Shea v. McKiernan, 373 N.Y.S.2d 17 (1975)
A union cannot enforce a rule that prevents members (who are not officers) from seeking to replace the current bargaining agent with another representative, as this infringes on their freedom of association.
Summary
This case addresses whether a union can fine its members for supporting a rival union. Three aircraft mechanics, members of Lodge 1894, supported the Aircraft Mechanics Fraternal Association (AMFA) in an election to displace Lodge 1894 as the bargaining representative. Lodge 1894 won the election and subsequently fined the three mechanics for violating a provision in the IAM constitution prohibiting dual unionism. The court held that the union could not impose these fines, as doing so would limit the members’ freedom of association and their right to choose their bargaining representative. The court distinguished this situation from cases where members’ actions are designed to harm the union or undermine its duly adopted positions.
Facts
Three aircraft mechanics were members of Lodge 1894, International Association of Machinists and Aerospace Workers, AFL-CIO (IAM), as required by union shop agreements with their employers. They actively supported a rival union, Aircraft Mechanics Fraternal Association (AMFA), in an election seeking to replace IAM as the bargaining representative. Lodge 1894 won the election. The union constitution prohibited “attempting, inaugurating, or encouraging secession from the I.A.M., or advocating or encouraging or attempting to inaugurate any dual labor movement.” The mechanics were charged with violating this provision. Hearings were held, and fines were recommended. After internal appeals, the International President upheld the fines.
Procedural History
The President of Lodge 1894 sued to collect the unpaid fines in New York City Civil Court. The Civil Court granted partial summary judgment for the plaintiff on the issue of liability but ordered a trial on the reasonableness of the fines, denying the defendants’ cross-motions for summary judgment. The Appellate Term reversed and granted summary judgment for the defendants.

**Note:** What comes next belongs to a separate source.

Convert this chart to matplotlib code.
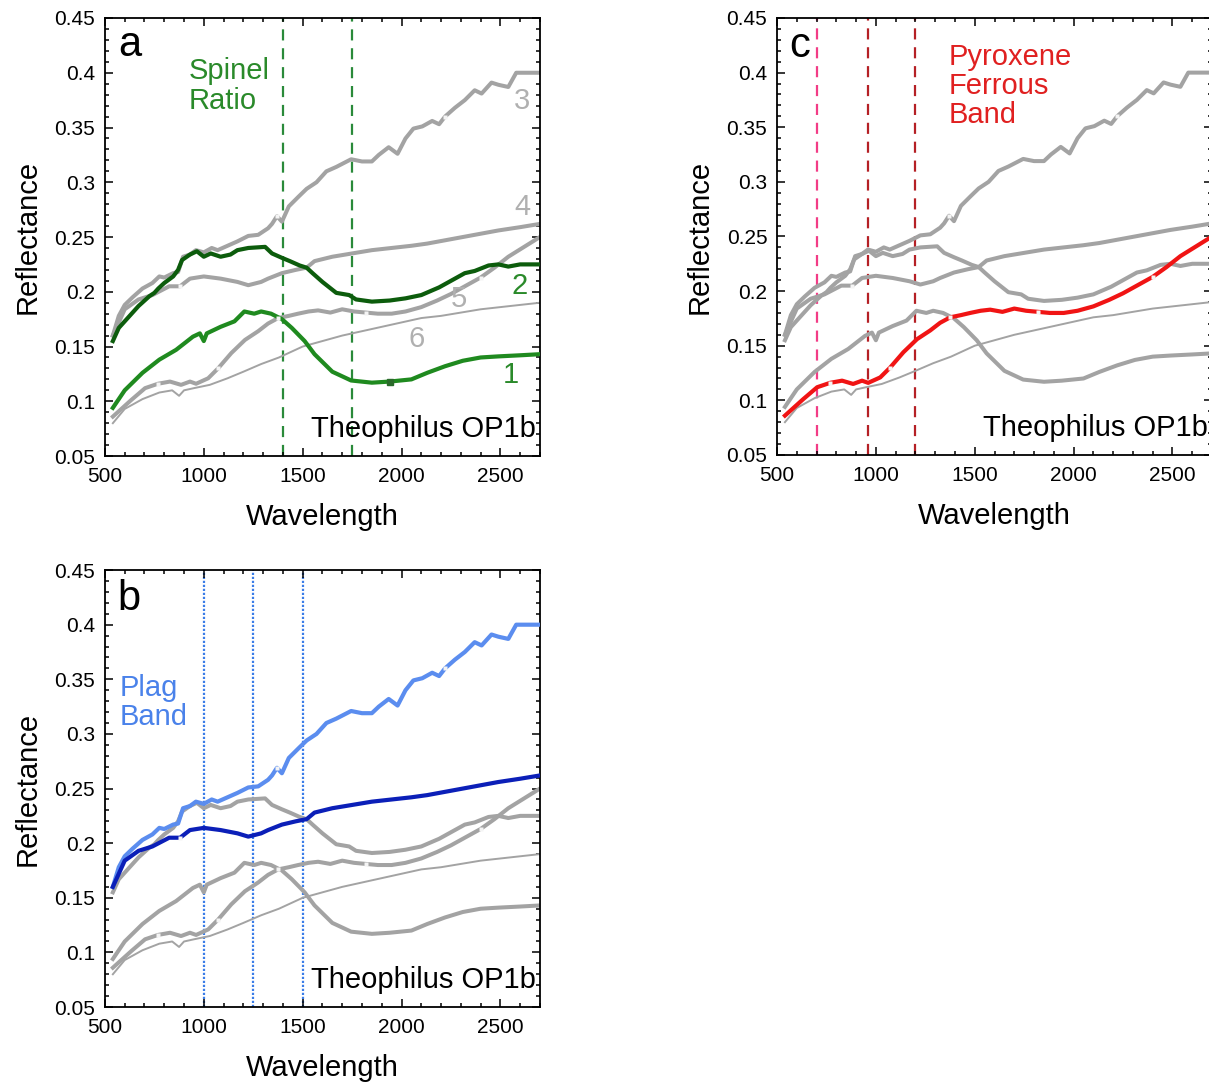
import matplotlib.pyplot as plt
from matplotlib.ticker import MultipleLocator, FormatStrFormatter

plt.rcParams['font.family'] = ['Liberation Sans', 'DejaVu Sans']

# Spectra: wavelength (nm) and reflectance
wl_1 = [540, 600, 690, 775, 860, 945, 980, 1000, 1015, 1085, 1155, 1205, 1255, 1290, 1340,
        1395, 1445, 1510, 1560, 1650, 1745, 1850, 1940, 2050, 2130, 2220, 2310, 2400, 2490, 2600, 2700]
refl_1 = [0.094, 0.110, 0.126, 0.138, 0.147, 0.159, 0.162, 0.155, 0.162, 0.168, 0.173, 0.182, 0.180, 0.182, 0.180,
          0.175, 0.167, 0.155, 0.143, 0.127, 0.119, 0.117, 0.118, 0.120, 0.126, 0.132, 0.137, 0.140, 0.141, 0.142, 0.143]

wl_2 = [540, 570, 620, 670, 725, 750, 770, 800, 845, 870, 890, 930, 965, 1000, 1035, 1085, 1135, 1170,
        1225, 1310, 1345, 1395, 1435, 1485, 1520, 1550, 1600, 1670, 1735, 1770, 1850, 1940, 2020, 2100,
        2190, 2270, 2320, 2370, 2440, 2490, 2540, 2600, 2700]
refl_2 = [0.155, 0.167, 0.177, 0.187, 0.196, 0.199, 0.203, 0.208, 0.214, 0.220, 0.229, 0.234, 0.237, 0.232,
          0.235, 0.232, 0.234, 0.238, 0.240, 0.241, 0.235, 0.231, 0.228, 0.224, 0.222, 0.217, 0.209, 0.199,
          0.197, 0.193, 0.191, 0.192, 0.194, 0.197, 0.204, 0.212, 0.217, 0.219, 0.224, 0.225, 0.223, 0.225, 0.225]

wl_3 = [540, 570, 600, 640, 690, 740, 775, 800, 845, 870, 895, 930, 960, 1000, 1040, 1070, 1120, 1170,
        1225, 1275, 1325, 1345, 1370, 1395, 1430, 1480, 1520, 1570, 1620, 1670, 1745, 1800, 1850, 1885,
        1935, 1980, 2020, 2060, 2105, 2155, 2190, 2220, 2270, 2320, 2370, 2405, 2455, 2490, 2540, 2580,
        2620, 2700]
refl_3 = [0.160, 0.178, 0.188, 0.195, 0.203, 0.208, 0.214, 0.213, 0.217, 0.218, 0.232, 0.234, 0.238, 0.236,
          0.240, 0.238, 0.242, 0.246, 0.251, 0.252, 0.258, 0.262, 0.269, 0.264, 0.278, 0.287, 0.294, 0.300,
          0.310, 0.314, 0.321, 0.319, 0.319, 0.325, 0.332, 0.326, 0.340, 0.349, 0.351, 0.356, 0.353, 0.360,
          0.368, 0.375, 0.384, 0.381, 0.391, 0.389, 0.387, 0.400, 0.400, 0.400]

wl_4 = [540, 600, 670, 740, 825, 880, 930, 1000, 1085, 1170, 1225, 1290, 1325, 1395, 1465, 1520, 1560,
        1650, 1750, 1850, 1950, 2050, 2130, 2220, 2310, 2400, 2490, 2600, 2700]
refl_4 = [0.160, 0.184, 0.193, 0.197, 0.205, 0.205, 0.212, 0.214, 0.212, 0.209, 0.206, 0.209, 0.212, 0.217,
          0.220, 0.222, 0.228, 0.232, 0.235, 0.238, 0.240, 0.242, 0.244, 0.247, 0.250, 0.253, 0.256, 0.259, 0.262]

wl_5 = [540, 632, 703, 768, 829, 885, 930, 961, 1022, 1072, 1139, 1208, 1275, 1325, 1376, 1430, 1477,
        1530, 1578, 1640, 1700, 1760, 1820, 1880, 1950, 2020, 2100, 2180, 2250, 2320, 2400, 2470, 2540,
        2620, 2700]
refl_5 = [0.086, 0.101, 0.112, 0.116, 0.118, 0.115, 0.118, 0.116, 0.121, 0.130, 0.144, 0.156, 0.164, 0.171,
          0.176, 0.178, 0.180, 0.182, 0.183, 0.181, 0.184, 0.182, 0.181, 0.180, 0.180, 0.182, 0.186, 0.192,
          0.198, 0.205, 0.213, 0.222, 0.232, 0.241, 0.250]

wl_6 = [540, 600, 690, 775, 840, 875, 900, 950, 1030, 1120, 1200, 1290, 1380, 1500, 1600, 1700, 1800,
        1900, 2000, 2100, 2200, 2300, 2400, 2500, 2600, 2700]
refl_6 = [0.080, 0.093, 0.102, 0.108, 0.110, 0.105, 0.110, 0.112, 0.115, 0.121, 0.127, 0.134, 0.140, 0.150,
          0.155, 0.160, 0.164, 0.168, 0.172, 0.176, 0.178, 0.181, 0.184, 0.186, 0.188, 0.190]

spectra = [(wl_1, refl_1), (wl_2, refl_2), (wl_3, refl_3), (wl_4, refl_4), (wl_5, refl_5), (wl_6, refl_6)]
widths = [2.9, 2.9, 2.9, 2.9, 2.9, 1.4]

# small white gaps where the detector segments join (indices into the spectra)
joints = {2: [22, 41], 3: [5], 4: [3, 9, 14, 22, 30]}

# band positions marked in each panel
spinel_lines = [1400, 1750]
plag_lines = [1000, 1250, 1500]
pyx_lines = [700, 960, 1200]

# curve number labels of panel a: (text, wavelength, reflectance)
curve_labels = [("3", 2611, 0.374), ("4", 2611, 0.277), ("2", 2599, 0.205),
                ("5", 2288, 0.193), ("6", 2077, 0.157), ("1", 2554, 0.124)]

GRAY = '#a3a3a3'


def style_axes(ax):
    ax.set_xlim(500, 2700)
    ax.set_ylim(0.05, 0.45)
    ax.xaxis.set_major_locator(MultipleLocator(500))
    ax.xaxis.set_minor_locator(MultipleLocator(100))
    ax.yaxis.set_major_locator(MultipleLocator(0.05))
    ax.yaxis.set_minor_locator(MultipleLocator(0.01))
    ax.yaxis.set_major_formatter(FormatStrFormatter('%g'))
    ax.tick_params(which='both', direction='in', top=True, right=True, width=1.1, labelsize=15)
    ax.tick_params(axis='x', pad=8)
    ax.tick_params(axis='y', pad=7)
    ax.tick_params(which='major', length=6)
    ax.tick_params(which='minor', length=3)
    for s in ax.spines.values():
        s.set_linewidth(1.3)
    ax.set_xlabel("Wavelength", fontsize=21, labelpad=12)
    ax.set_ylabel("Reflectance", fontsize=21, labelpad=9)
    ax.text(2680, 0.067, "Theophilus OP1b", fontsize=21, ha='right', va='baseline')


def draw_spectra(ax, colors):
    # gray first, highlighted curves on top
    for i, (wl, r) in enumerate(spectra):
        if i not in colors:
            ax.plot(wl, r, color=GRAY, lw=widths[i], zorder=2)
    for i, c in colors.items():
        wl, r = spectra[i]
        ax.plot(wl, r, color=c, lw=3.0, zorder=3)
    for i, idx in joints.items():
        wl, r = spectra[i]
        ax.plot(wl, r, ls='none', marker='s', ms=2.5, mfc='#f4f4f4', mec='none',
                markevery=idx, zorder=4)


fig = plt.figure(figsize=(12.09, 10.84), dpi=100)
ax_a = fig.add_axes([0.0868, 0.5793, 0.3598, 0.4041])
ax_c = fig.add_axes([0.6427, 0.5803, 0.3598, 0.4031])
ax_b = fig.add_axes([0.0868, 0.0710, 0.3598, 0.4031])

# panel a - spinel ratio
draw_spectra(ax_a, {0: '#1f8a1f', 1: '#0c5c0c'})
ax_a.plot(wl_1[22], refl_1[22], marker='s', ms=4, color='#2a6a2a', zorder=4)
for x in spinel_lines:
    ax_a.axvline(x, color='#2a8a3a', lw=1.6, ls=(0, (5, 3.5)), zorder=1)
ax_a.text(565, 0.415, "a", fontsize=30, va='baseline')
ax_a.text(925, 0.414, "Spinel\nRatio", fontsize=21, color='#2a8a2a', va='top', linespacing=1.05)
for t, x, y in curve_labels:
    col = '#2a8a2a' if t in ("1", "2") else '#b0b0b0'
    ax_a.text(x, y, t, fontsize=21, color=col, ha='center', va='center')
style_axes(ax_a)

# panel b - plagioclase band
draw_spectra(ax_b, {2: '#5b8def', 3: '#0b1fb8'})
for x in plag_lines:
    ax_b.axvline(x, color='#3a7de8', lw=1.6, ls=(0, (1, 0.8)), zorder=1)
ax_b.text(565, 0.413, "b", fontsize=30, va='baseline')
ax_b.text(575, 0.355, "Plag\nBand", fontsize=21, color='#4a82ea', va='top', linespacing=1.05)
style_axes(ax_b)

# panel c - pyroxene ferrous band
draw_spectra(ax_c, {4: '#f01414'})
ax_c.axvline(pyx_lines[0], color='#f23c86', lw=1.6, ls=(0, (5, 3.5)), zorder=1)
for x in pyx_lines[1:]:
    ax_c.axvline(x, color='#b52025', lw=1.6, ls=(0, (5, 3.5)), zorder=1)
ax_c.text(560, 0.414, "c", fontsize=30, va='baseline')
ax_c.text(1370, 0.427, "Pyroxene\nFerrous\nBand", fontsize=21, color='#e02020', va='top', linespacing=1.05)
style_axes(ax_c)

fig.savefig("out.png", dpi=100)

The Appellate Division affirmed, granting leave to appeal. The New York Court of Appeals affirmed the Appellate Division’s order.
Issue(s)
Whether a union can impose fines on its members for supporting a rival union seeking to become the bargaining representative, when such support violates the union’s constitutional prohibition against dual unionism.
Holding
No, because such a rule, if enforced, would preclude or deter the right of employees to seek by legitimate means to replace an incumbent bargaining agent, violating the employees’ freedom of association as protected by the Railway Labor Act and analogous principles.
Court’s Reasoning
The court reasoned that while courts generally support union discipline, it cannot be used to suppress criticism or political activity within the union. The court balanced the competing interests of the union and its members. The Railway Labor Act aims to forbid limitations on freedom of association. The court concluded that a rule preventing members from seeking to replace the current bargaining agent is not reasonably required for the protection of the union’s legitimate interests. To hold otherwise would deny members the right to choose their bargaining representative. The court distinguished this case from situations where members’ activities are designed to advance the employer’s interests against the union or where members fail to support a duly adopted union position. The court cited Airline Maintenance Lodge 702 v. Loudermilk, where a similar fine was deemed an invalid infringement on member rights. The court stated, “support of a rival union is a legitimate expression of member dissatisfaction with an incumbent collective representative, and involves the exercise of a right of the individual member which cannot be denied by the union irrespective of an explicit provision of the union constitution to the contrary.” The court emphasized the fiduciary duty of the union to its members, preventing the union from advancing its self-interest at the expense of the members’ rights. Two of the mechanics had been officers of the Lodge, but their service had ended before the activity at issue in the case. Thus the court declined to address the right, if any, of the union to enforce discipline against its officer members.